The Korea Times, October 3, 2008
Forty-four percent of Korean students at top American universities give up their studies halfway through. This data is contained in Samuel S. Kim's doctoral dissertation "First and Second Generation Conflict in Education of the Asian American Community'' delivered at Columbia University Friday.
The drop out rate is much higher than 34 percent of American, 25 percent of Chinese and 21 percent of Indian students.
The results come from tracking 1,400 Korean students registered at 14 top American universities - Harvard, Yale, Cornell, Columbia, Stanford, UC Berkeley, UC Davis, Amherst College, Duke, Georgetown, Brown, Dartmouth, Pennsylvania and Princeton - between 1985 and 2007.
As of 2007, 62,392 Korean students were taking undergraduate or graduate courses in America schools, accounting for 10.7 percent of all foreign students in the country, said the Institute of International Education, a non-profit organization. For instance, Harvard University has 37 Korean undergraduates, the third largest behind Canada and Britain.
Kim said in the thesis that such a high dropout rate is largely attributable to Korean parents forcing their children to study rather than participate in extracurricular activities, an essential part of overseas education for foreign students to acclimate themselves to American society and get a good job in the long run.

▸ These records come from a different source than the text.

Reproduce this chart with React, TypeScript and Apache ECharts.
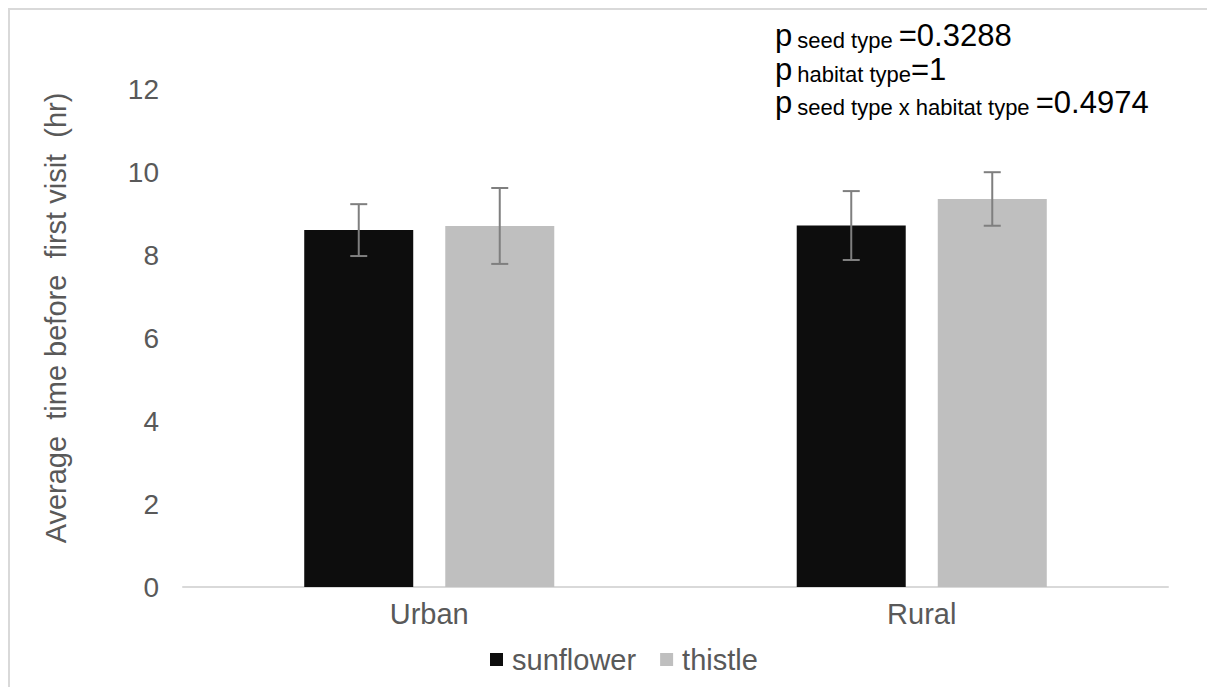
import React, { useEffect, useRef } from "react";
import * as echarts from "echarts";

const categories = ["Urban", "Rural"];
const seriesNames = ["sunflower", "thistle"];
const sunflowerValues = [8.6, 8.71];
const thistleValues = [8.7, 9.35];
const sunflowerErrors = [0.625, 0.83];
const thistleErrors = [0.915, 0.645];
const yTicks = { min: 0, max: 12, interval: 2 };
const yAxisTitle = "Average  time before  first visit  (hr)";
const pLines = [
  { sub: "seed type ", value: "=0.3288" },
  { sub: "habitat type", value: "=1" },
  { sub: "seed type x habitat type ", value: "=0.4974" },
];

const FONT = "'Liberation Sans', Arial, sans-serif";
const BAR_W = 109;
const BAR_GAP_PX = 32;

function errorSeries(name: string, values: number[], errs: number[], offset: number) {
  return {
    type: "custom",
    name: name + "-err",
    z: 10,
    silent: true,
    data: values.map((v, i) => [i, v, errs[i]]),
    renderItem: (params: any, api: any) => {
      const idx = api.value(0);
      const v = api.value(1);
      const e = api.value(2);
      const top = api.coord([idx, v + e]);
      const bot = api.coord([idx, v - e]);
      const x = top[0] + offset;
      const cap = 8.5;
      const style = { stroke: "#7f7f7f", lineWidth: 2 };
      return {
        type: "group",
        children: [
          { type: "line", shape: { x1: x, y1: top[1], x2: x, y2: bot[1] }, style },
          { type: "line", shape: { x1: x - cap, y1: top[1], x2: x + cap, y2: top[1] }, style },
          { type: "line", shape: { x1: x - cap, y1: bot[1], x2: x + cap, y2: bot[1] }, style },
        ],
      };
    },
  };
}

export default function App() {
  const ref = useRef<HTMLDivElement>(null);
  useEffect(() => {
    if (!ref.current) return;
    const chart = echarts.init(ref.current, null, { renderer: "svg" });
    const off = (BAR_W + BAR_GAP_PX) / 2;
    const pRich = {
      p: { fontSize: 31, fontFamily: FONT, color: "#111", verticalAlign: "bottom" },
      s: { fontSize: 22, fontFamily: FONT, color: "#111", verticalAlign: "bottom", padding: [0, 0, 0, 5] },
      v: { fontSize: 31, fontFamily: FONT, color: "#111", verticalAlign: "bottom" },
    };
    const baseY = [41, 75, 108];
    chart.setOption({
      animation: false,
      textStyle: { fontFamily: FONT },
      grid: { left: 173, right: 39, top: 79, bottom: 100, containLabel: false },
      legend: {
        data: seriesNames,
        bottom: 8,
        left: 475,
        itemWidth: 13,
        itemHeight: 13,
        itemGap: 24,
        icon: "rect",
        textStyle: { fontSize: 29, color: "#595959", fontFamily: FONT, padding: [0, 0, 0, 4] },
      },
      xAxis: {
        type: "category",
        data: categories,
        axisLine: { lineStyle: { color: "#d9d9d9", width: 2 } },
        axisTick: { show: false },
        axisLabel: { fontSize: 29, color: "#595959", margin: 12, fontFamily: FONT },
      },
      yAxis: {
        type: "value",
        min: yTicks.min,
        max: yTicks.max,
        interval: yTicks.interval,
        splitLine: { show: false },
        axisLine: { show: false },
        axisTick: { show: false },
        axisLabel: { fontSize: 28, color: "#595959", margin: 24, fontFamily: FONT },
      },
      graphic: [
        {
          type: "text",
          x: 46,
          y: 308,
          rotation: Math.PI / 2,
          style: {
            text: yAxisTitle,
            fontSize: 29,
            fontFamily: FONT,
            fill: "#595959",
            align: "center",
            verticalAlign: "middle",
          },
        },
        ...pLines.map((l, i) => ({
          type: "text",
          x: 765,
          y: baseY[i],
          style: {
            text: "{p|p}{s|" + l.sub + "}{v|" + l.value + "}",
            rich: pRich,
            align: "left",
            verticalAlign: "bottom",
          },
        })),
      ],
      series: [
        {
          name: seriesNames[0],
          type: "bar",
          data: sunflowerValues,
          barWidth: BAR_W,
          barGap: ((BAR_GAP_PX / BAR_W) * 100).toFixed(1) + "%",
          itemStyle: { color: "#0d0d0d" },
        },
        {
          name: seriesNames[1],
          type: "bar",
          data: thistleValues,
          barWidth: BAR_W,
          itemStyle: { color: "#bfbfbf" },
        },
        errorSeries(seriesNames[0], sunflowerValues, sunflowerErrors, -off),
        errorSeries(seriesNames[1], thistleValues, thistleErrors, off),
      ],
    });
    return () => chart.dispose();
  }, []);
  return (
    <div
      ref={ref}
      style={{
        width: 1199,
        height: 679,
        borderLeft: "2px solid #d9d9d9",
        borderTop: "2px solid #d9d9d9",
        boxSizing: "border-box",
      }}
    />
  );
}
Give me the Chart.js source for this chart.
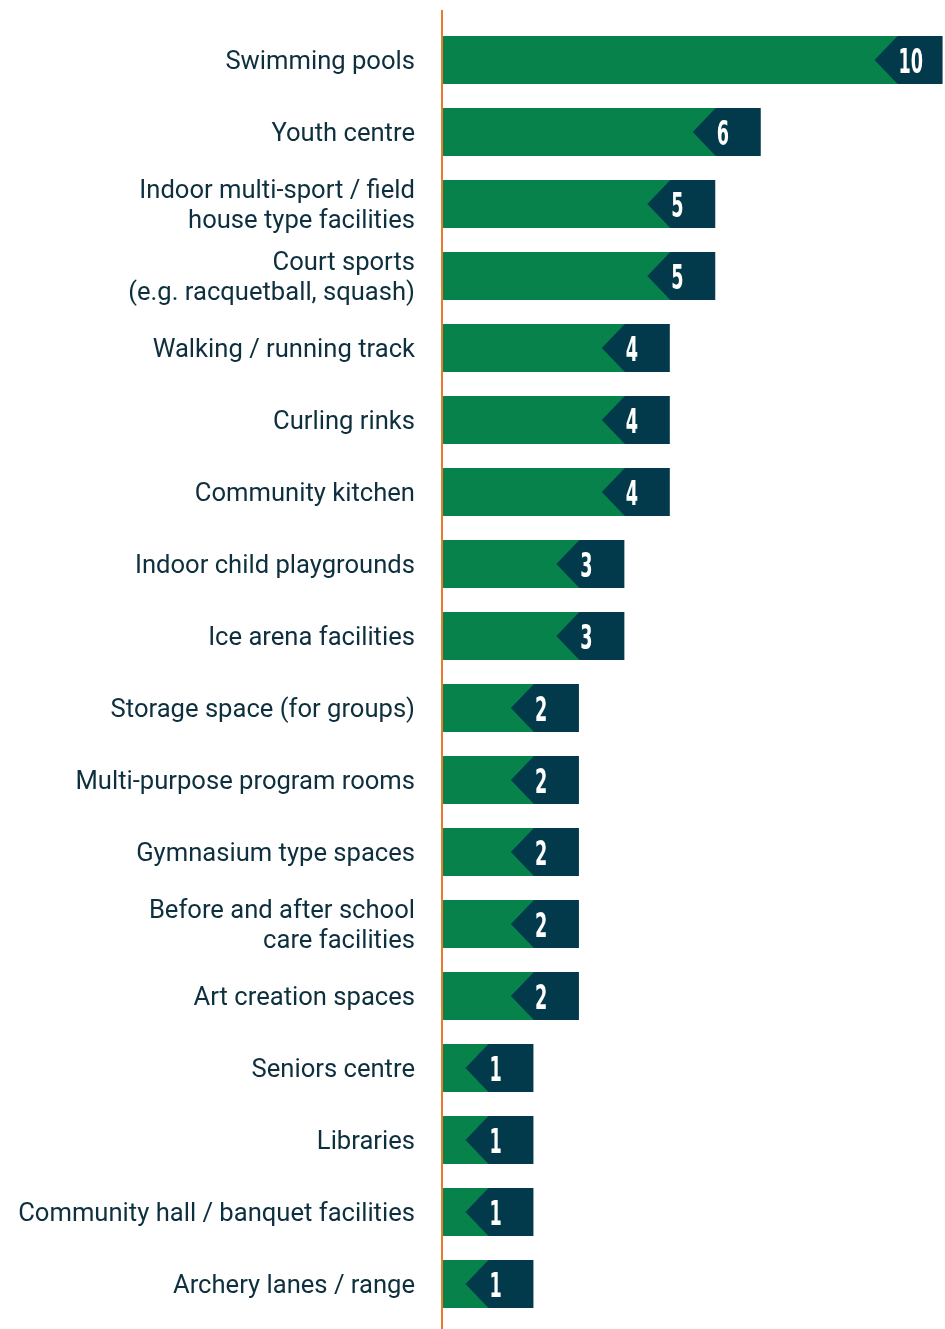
<!DOCTYPE html>
<html>
<head>
<meta charset="utf-8">
<script src="https://cdn.jsdelivr.net/npm/chart.js@4"></script>
<style>
  html, body { margin: 0; padding: 0; background: #fff; }
  #wrap { width: 945px; height: 1329px; }
</style>
</head>
<body>
<div id="wrap"><canvas id="myChart" width="945" height="1329"></canvas></div>
<script>
"use strict";

const facilities = [
    "Swimming pools",
    "Youth centre",
    ["Indoor multi-sport / field", "house type facilities"],
    ["Court sports", "(e.g. racquetball, squash)"],
    "Walking / running track",
    "Curling rinks",
    "Community kitchen",
    "Indoor child playgrounds",
    "Ice arena facilities",
    "Storage space (for groups)",
    "Multi-purpose program rooms",
    "Gymnasium type spaces",
    ["Before and after school", "care facilities"],
    "Art creation spaces",
    "Seniors centre",
    "Libraries",
    "Community hall / banquet facilities",
    "Archery lanes / range"
]
const mentions = [10, 6, 5, 5, 4, 4, 4, 3, 3, 2, 2, 2, 2, 2, 1, 1, 1, 1]

const green = "#06824a"
const navy = "#023a4c"
const orange = "#ec7a2d"

// navy arrow tag at the end of each bar with the value in it
const tagPlugin = {
    id: 'tags',
    afterDatasetsDraw(chart) {
        const ctx = chart.ctx;
        const meta = chart.getDatasetMeta(0);
        meta.data.forEach((bar, i) => {
            const p = bar.getProps(['x', 'y', 'height'], true);
            const top = p.y - p.height / 2;
            const bottom = p.y + p.height / 2;
            const w = 45;
            ctx.save();
            ctx.fillStyle = navy;
            ctx.beginPath();
            ctx.moveTo(p.x - p.height / 2 + 1, p.y);
            ctx.lineTo(p.x, top);
            ctx.lineTo(p.x + w, top);
            ctx.lineTo(p.x + w, bottom);
            ctx.lineTo(p.x, bottom);
            ctx.closePath();
            ctx.fill();

            ctx.fillStyle = "#fff";
            ctx.font = "bold 34px 'DejaVu Sans'";
            ctx.textAlign = "left";
            ctx.textBaseline = "alphabetic";
            ctx.translate(p.x + 1, p.y + 12.5);
            ctx.scale(0.52, 1);
            ctx.fillText(String(mentions[i]), 0, 0);
            ctx.restore();
        });
    },
    afterDraw(chart) {
        const ctx = chart.ctx;
        ctx.save();
        ctx.strokeStyle = orange;
        ctx.lineWidth = 2;
        ctx.beginPath();
        ctx.moveTo(442, 10);
        ctx.lineTo(442, chart.height);
        ctx.stroke();
        ctx.restore();
    }
};

new Chart("myChart", {
    type: 'bar',
    data: {
        labels: facilities,
        datasets: [{
            data: mentions,
            backgroundColor: green,
            borderWidth: 0,
            barPercentage: 1,
            categoryPercentage: 48 / 72
        }]
    },
    options: {
        indexAxis: 'y',
        responsive: false,
        animation: false,
        layout: { padding: { top: 24, bottom: 9, left: 0, right: 2 } },
        plugins: {
            legend: { display: false },
            tooltip: { enabled: false }
        },
        scales: {
            x: { display: false, min: 0, max: 11 },
            y: {
                grid: { display: false, drawTicks: true, tickLength: 34 },
                border: { display: false },
                afterFit(scale) { scale.width = 443; },
                ticks: {
                    padding: -6,
                    labelOffset: 3,
                    color: "#0d2f3e",
                    font: { family: "Roboto", size: 25.6, lineHeight: 1.17 }
                }
            }
        }
    },
    plugins: [tagPlugin]
});
</script>
</body>
</html>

While teaching in Korea, I'd wrap up my lessons with my high school students at 3:00 PM, and bump into them again as they left their other cram schools at 10:00 PM. The poor kids were heading home to complete their regular classroom homework with the hours they had left in the night. The amount of time, effort, and money that families put towards education in Korea is mind boggling. But that's precisely what it takes to move up in Korean society today.